Istanbul’s Archaeological Museum is actually three museums, the Ancient Orient Museum, the Archaeology Museum, and the Tiled Kiosk Museum (the Çinili Pavilion). There is also a lovely garden filled with artifacts (and cats), but it is beginning to rain again, so is not very inviting weather for exploring an outdoor gallery.

So we escape the rain inside the Ancient Orient Museum, with its pre-Islamic Arabian art; collections from Egypt, Mesopotamia, Anatolia, Urartu; and cuneiform documents.

Among them is the Treaty of Kadesh, the world’s oldest known written peace treaty, established between Egypt and the Hittites in the 13th century BC.

It’s hard to believe that is text of sorts!

One of the biggest treats is something I first saw in Berlin – a few of the lions, aurochs, and dragons from the Ishtar Gate of ancient Babylon.

We next visit the main building, which houses Roman artifacts, along with those from Anatolian and surrounding cultures.

The Roman section has some amazing sarcophagi (including the Alexander Sarcophagus – which was not carved for Alexander, but does commemorate Alexander’s battles) and other monuments to the dead.
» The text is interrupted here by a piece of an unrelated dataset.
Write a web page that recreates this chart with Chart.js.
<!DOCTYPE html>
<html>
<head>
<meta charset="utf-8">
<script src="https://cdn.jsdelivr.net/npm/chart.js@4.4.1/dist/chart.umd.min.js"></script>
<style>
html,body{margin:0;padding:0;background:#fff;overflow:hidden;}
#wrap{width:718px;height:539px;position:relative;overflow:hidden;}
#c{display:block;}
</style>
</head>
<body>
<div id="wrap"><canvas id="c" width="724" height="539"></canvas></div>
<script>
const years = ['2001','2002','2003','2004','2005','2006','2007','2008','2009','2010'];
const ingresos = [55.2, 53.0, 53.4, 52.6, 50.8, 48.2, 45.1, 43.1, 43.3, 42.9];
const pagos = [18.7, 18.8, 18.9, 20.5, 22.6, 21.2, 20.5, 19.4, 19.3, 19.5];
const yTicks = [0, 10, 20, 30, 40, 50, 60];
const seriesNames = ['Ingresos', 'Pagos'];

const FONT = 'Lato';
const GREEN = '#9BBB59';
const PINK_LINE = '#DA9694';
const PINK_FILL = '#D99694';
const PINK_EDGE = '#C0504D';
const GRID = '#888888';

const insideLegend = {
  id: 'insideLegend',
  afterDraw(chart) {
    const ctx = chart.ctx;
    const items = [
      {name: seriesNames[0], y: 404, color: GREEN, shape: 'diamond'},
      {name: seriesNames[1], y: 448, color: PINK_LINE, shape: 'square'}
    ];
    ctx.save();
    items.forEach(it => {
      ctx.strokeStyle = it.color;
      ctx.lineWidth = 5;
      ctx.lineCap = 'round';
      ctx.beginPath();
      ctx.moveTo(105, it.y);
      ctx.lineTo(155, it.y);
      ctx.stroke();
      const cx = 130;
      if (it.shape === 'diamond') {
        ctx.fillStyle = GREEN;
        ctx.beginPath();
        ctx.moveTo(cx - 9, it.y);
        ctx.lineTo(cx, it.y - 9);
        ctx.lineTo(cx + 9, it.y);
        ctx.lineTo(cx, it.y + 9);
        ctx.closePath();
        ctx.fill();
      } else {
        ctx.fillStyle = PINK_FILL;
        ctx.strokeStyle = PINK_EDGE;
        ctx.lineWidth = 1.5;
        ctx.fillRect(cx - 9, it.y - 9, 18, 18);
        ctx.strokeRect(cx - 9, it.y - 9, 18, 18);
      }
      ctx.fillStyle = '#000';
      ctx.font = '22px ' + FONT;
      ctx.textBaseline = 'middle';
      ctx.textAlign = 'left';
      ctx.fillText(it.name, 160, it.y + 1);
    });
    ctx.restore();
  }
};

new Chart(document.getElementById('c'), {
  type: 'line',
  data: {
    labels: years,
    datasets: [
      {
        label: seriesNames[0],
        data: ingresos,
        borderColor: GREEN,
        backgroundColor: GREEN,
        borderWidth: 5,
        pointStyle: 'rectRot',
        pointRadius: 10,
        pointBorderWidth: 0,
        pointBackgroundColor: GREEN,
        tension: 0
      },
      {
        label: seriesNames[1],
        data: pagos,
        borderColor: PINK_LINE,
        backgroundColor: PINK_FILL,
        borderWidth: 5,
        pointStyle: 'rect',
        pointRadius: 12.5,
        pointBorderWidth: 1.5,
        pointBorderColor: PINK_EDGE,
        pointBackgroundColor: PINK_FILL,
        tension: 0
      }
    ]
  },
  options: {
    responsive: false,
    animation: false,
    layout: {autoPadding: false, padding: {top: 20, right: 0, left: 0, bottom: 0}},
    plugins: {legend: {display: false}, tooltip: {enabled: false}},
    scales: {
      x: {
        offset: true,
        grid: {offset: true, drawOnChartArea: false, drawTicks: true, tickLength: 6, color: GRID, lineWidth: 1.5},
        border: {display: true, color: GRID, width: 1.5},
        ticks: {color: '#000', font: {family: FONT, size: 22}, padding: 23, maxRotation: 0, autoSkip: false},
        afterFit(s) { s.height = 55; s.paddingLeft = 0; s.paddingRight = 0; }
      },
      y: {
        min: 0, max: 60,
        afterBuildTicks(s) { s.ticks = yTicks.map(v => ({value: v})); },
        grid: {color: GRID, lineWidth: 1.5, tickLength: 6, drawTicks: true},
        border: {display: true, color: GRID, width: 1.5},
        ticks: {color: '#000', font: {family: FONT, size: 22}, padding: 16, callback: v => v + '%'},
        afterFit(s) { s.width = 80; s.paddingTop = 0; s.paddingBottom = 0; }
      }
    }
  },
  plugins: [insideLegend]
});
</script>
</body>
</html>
We visit the “Anatolia and Troy Through the Ages” exhibit (lots of spindle whorls and pottery fragments from the many periods of life in the ancient city of Troy).

We also take time for a quick visit to the exhibit on the “Surrounding Cultures of Anatolia: Artifacts from Syria, Palestine and Cyprus.”

While there is a lot more to see here, we also want some time to see the tile collection. Housed in a pavilion that dates back to 1473, a lovely, graceful structure, the collection includes beautiful Seljuk and Ottoman tiles and ceramics.

 
 
 
Most of the work on display is Ottoman, but there are a few Seljuk pieces too – something I’m pleased to see. The style predates Islamic prohibitions against the portrayal of humans and animals and is often described as both beautiful and playful.

Indeed. (I believe these examples were orginally part of the Kubadabad Palace, which was constructed by the Seljuk Sultan Alaeddin Keykubad I in Konya in 1236.)

So much beauty, but so much lost to time.